Après plus de dix ans de pouvoir, le Premier ministre turc Recep Tayyip Erdogan, toujours combatif, reste le favori des sondages qui le donnent gagnant au premier tour de scrutin. Jean Marcou, professeur à l’Université de Grenoble et principal contributeur au blog de l’Observatoire de la vie politique turque (Ovipot.com), souligne que Recep Tayyip Erdogan reste le pilier du système politique turc, dominé par la formation islamo-conservatrice AKP. Il a marginalisé ses adversaires, mis au pas l’armée et aussi « fait le ménage » dans son propre camp, notamment à travers les purges contre la confrérie Gülen.
Une fois Erdogan élu président de la République au suffrage universel, le système politique turc devrait se « présidentialiser », en prenant la forme soit d’un système semi-présidentiel à la française, soit d’un système entièrement présidentiel, à condition qu’une modification de la Constitution puisse avoir lieu.
Ekmeleddin Ihsanoglu, candidat d'une coalition hétéroclite
Ekmeleddin Ihsanoglu, principal concurrent d’Erdogan, a plaidé quant à lui pour le maintien du système parlementaire actuel.
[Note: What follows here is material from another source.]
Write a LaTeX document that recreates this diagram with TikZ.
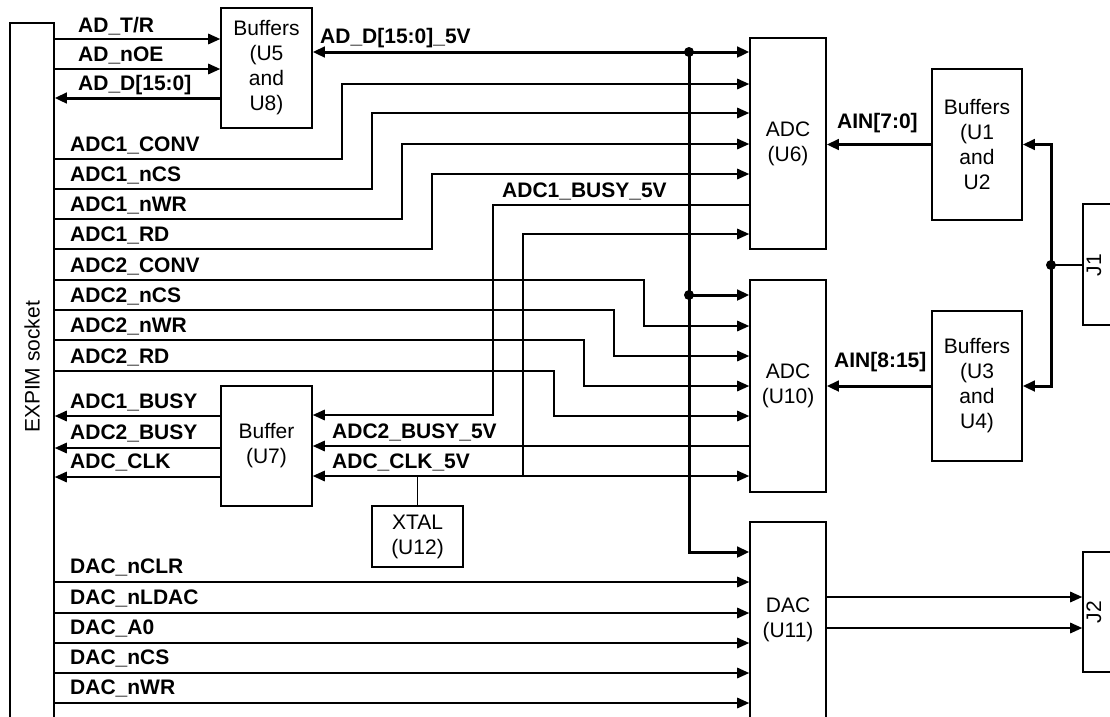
\documentclass[tikz,border=0pt]{standalone}
\usepackage{fontspec}
\setmainfont{Liberation Sans}
\usetikzlibrary{arrows.meta,positioning}

\begin{document}
\begin{tikzpicture}[
        x=1pt, y=-1pt,
        every node/.style={font=\fontsize{21}{25}\selectfont},
        box/.style={draw, line width=1.6pt, align=center, inner sep=0pt},
        lbl/.style={anchor=base west, inner sep=0pt, font=\bfseries\fontsize{21}{25}\selectfont},
        sig/.style={line width=1.6pt},
        bus/.style={line width=3pt},
        tip/.style={-{Triangle[length=12pt,width=10.5pt]}},
        dtip/.style={{Triangle[length=12pt,width=10.5pt]}-{Triangle[length=12pt,width=10.5pt]}}
    ]
    \useasboundingbox (0,0) rectangle (1110,716);
    \clip (0,0) rectangle (1110,716);

    % Socket
    \node[box, minimum width=44, minimum height=740] (socket) at (32,393) {};
    \node[rotate=90] (socketlbl) at (32,367) {EXPIM socket};

    % Buffers and converters
    \node[box, minimum width=91, minimum height=120] (bufA) at (266.5,68) {Buffers\\(U5\\and\\U8)};
    \node[box, minimum width=91, minimum height=120] (bufB) at (266.5,446) {Buffer\\(U7)};
    \node[box, minimum width=91, minimum height=61] (xtal) at (417.5,536.5) {XTAL\\(U12)};
    \node[box, minimum width=76, minimum height=211] (adcA) at (788,143.5) {ADC\\(U6)};
    \node[box, minimum width=76, minimum height=212] (adcB) at (788,386) {ADC\\(U10)};
    \node[box, minimum width=76, minimum height=196] (dac) at (788,620) {DAC\\(U11)};
    \node[box, minimum width=90, minimum height=151] (bufC) at (977,144.5) {Buffers\\(U1\\and\\U2};
    \node[box, minimum width=90, minimum height=150] (bufD) at (977,386) {Buffers\\(U3\\and\\U4)};

    % Connectors
    \node[box, minimum width=57, minimum height=121] (jA) at (1111.5,264.5) {};
    \node[rotate=90] (jAlbl) at (1094,265) {J1};
    \node[box, minimum width=57, minimum height=120] (jB) at (1111.5,612) {};
    \node[rotate=90] (jBlbl) at (1094,612) {J2};

    % Data bus buffer
    \draw[sig,tip] (socket.east |- 0,39) -- (bufA.west |- 0,39);
    \draw[sig,tip] (socket.east |- 0,69) -- (bufA.west |- 0,69);
    \draw[bus,tip] (bufA.west |- 0,98) -- (socket.east |- 0,98);
    \node[lbl] (lTR) at (78,32) {AD\_T/R};
    \node[lbl] (lOE) at (78,61) {AD\_nOE};
    \node[lbl] (lD) at (78,90) {AD\_D[15:0]};

    % 5V data bus
    \coordinate (dotA) at (689,52);
    \coordinate (dotB) at (689,295);
    \draw[bus,dtip] (bufA.east |- 0,52) -- (adcA.west |- 0,52);
    \draw[bus,tip] (dotA) |- (dac.west |- 0,552);
    \draw[bus,tip] (dotB) -- (adcB.west |- 0,295);
    \fill (dotA) circle (5);
    \fill (dotB) circle (5);
    \node[lbl] (lD5) at (320,43) {AD\_D[15:0]\_5V};

    % ADC1 control lines
    \foreach \ya/\xb/\yb in {159/342/84, 189/372/113, 219/402/144, 249/432/174}
        \draw[sig,tip] (socket.east |- 0,\ya) -| (\xb,\yb) -- (adcA.west |- 0,\yb);
    \foreach \n/\y/\t in {lc1/151/ADC1\_CONV, lcs1/181/ADC1\_nCS, lwr1/211/ADC1\_nWR, lrd1/241/ADC1\_RD}
        \node[lbl] (\n) at (70,\y) {\t};

    % ADC2 control lines
    \foreach \ya/\xb/\yb in {280/644/326, 310/614/356, 340/584/386, 371/554/416}
        \draw[sig,tip] (socket.east |- 0,\ya) -| (\xb,\yb) -- (adcB.west |- 0,\yb);
    \foreach \n/\y/\t in {lc2/272/ADC2\_CONV, lcs2/302/ADC2\_nCS, lwr2/332/ADC2\_nWR, lrd2/363/ADC2\_RD}
        \node[lbl] (\n) at (70,\y) {\t};

    % Busy and clock
    \coordinate (clkA) at (523,476);
    \draw[sig,tip] (adcA.west |- 0,205) -| (493,415) -- (bufB.east |- 0,415);
    \draw[sig,tip] (adcB.west |- 0,446) -- (bufB.east |- 0,446);
    \draw[sig,dtip] (bufB.east |- 0,476) -- (adcB.west |- 0,476);
    \draw[sig,tip] (clkA) |- (adcA.west |- 0,234);
    \draw[sig] (xtal.north) -- (xtal.north |- 0,476);
    \node[lbl] (lb1) at (502,197) {ADC1\_BUSY\_5V};
    \node[lbl] (lb2) at (332,438) {ADC2\_BUSY\_5V};
    \node[lbl] (lck) at (332,468) {ADC\_CLK\_5V};

    \foreach \y in {416,448,477}
        \draw[sig,tip] (bufB.west |- 0,\y) -- (socket.east |- 0,\y);
    \foreach \n/\y/\t in {lbo1/408/ADC1\_BUSY, lbo2/439/ADC2\_BUSY, lcko/468/ADC\_CLK}
        \node[lbl] (\n) at (70,\y) {\t};

    % DAC lines
    \foreach \y in {582,613,643,673,703}
        \draw[sig,tip] (socket.east |- 0,\y) -- (dac.west |- 0,\y);
    \foreach \n/\y/\t in {ld1/573/DAC\_nCLR, ld2/604/DAC\_nLDAC, ld3/634/DAC\_A0, ld4/664/DAC\_nCS, ld5/694/DAC\_nWR}
        \node[lbl] (\n) at (70,\y) {\t};

    % Analog inputs
    \coordinate (dotC) at (1051,265);
    \draw[bus,tip] (bufC.west) -- (adcA.east |- bufC.west);
    \draw[bus,tip] (bufD.west) -- (adcB.east |- bufD.west);
    \draw[line width=2.2pt] (jA.west |- dotC) -- (dotC);
    \draw[bus,tip] (dotC) |- (bufC.east);
    \draw[bus,tip] (dotC) |- (bufD.east);
    \fill (dotC) circle (5);
    \node[lbl] (lain1) at (837,128) {AIN[7:0]};
    \node[lbl] (lain2) at (834,367) {AIN[8:15]};

    % Analog outputs
    \draw[sig,tip] (dac.east |- 0,597) -- (jB.west |- 0,597);
    \draw[sig,tip] (dac.east |- 0,628) -- (jB.west |- 0,628);

\end{tikzpicture}
\end{document}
Par ailleurs, comme le fait remarquer Jean Marcou, il est issu de la formation AKP du Premier ministre, avec lequel il n’a pris ses distances que l’année dernière, au moment de la crise égyptienne. Ekmeleddin Ihsanoglu représente une coalition hétéroclite, à la fois les nationalistes, les ultranationalistes et les républicains kémalistes, les héritiers politiques du père de la nation turque moderne, Mustafa Kemal Atatürk.
Le candidat kurde Selahattin Demirtas porteur d’espoir
La véritable révélation de cette élection présidentielle est le candidat kurde Selahattin Demirtas, soutenu également par des petits partis de gauche. Selon Ahmet Insel, professeur à l’Université d’Istanbul, Demirtas est non seulement jeune et photogénique, mais il défend aussi de manière très convaincante le principe d’égalité entre les différentes identités ethniques turques et kurdes, entre les hommes et les femmes, ainsi que sur le plan social. Il incarne aussi l’esprit qui a émergé pendant les manifestations du parc Gezi, à Istanbul, dirigées contre la corruption du pouvoir. Pour peu que Selahattin Demirtas arrive à obtenir davantage que les 6 à 6,5% des suffrages qu’obtiennent généralement les candidats kurdes, il pourra incarner une gauche moderne, ouverte et démocrate pour la décennie à venir.
Des ambitions jusqu’en 2023 pour Recep Tayyip Erdogan
Si la victoire annoncée du Premier ministre se confirme dans les urnes, l’un des enjeux politiques à venir sera le fonctionnement du nouveau système « présidentialisé ». Il s’agit surtout de savoir si une opposition et des contre-pouvoirs pourront exister. L’homme fort de la Turquie se projette déjà en 2023 et veut, pour le centenaire de la République, que son pays devienne l’une des dix premières puissances économiques mondiales.
Le futur président turc devra s’efforcer également d’apporter une solution politique à la question kurde sur le plan interne. Au niveau régional il lui faudra combattre l’instabilité qui se propage à ses frontières, notamment en Syrie et en Irak.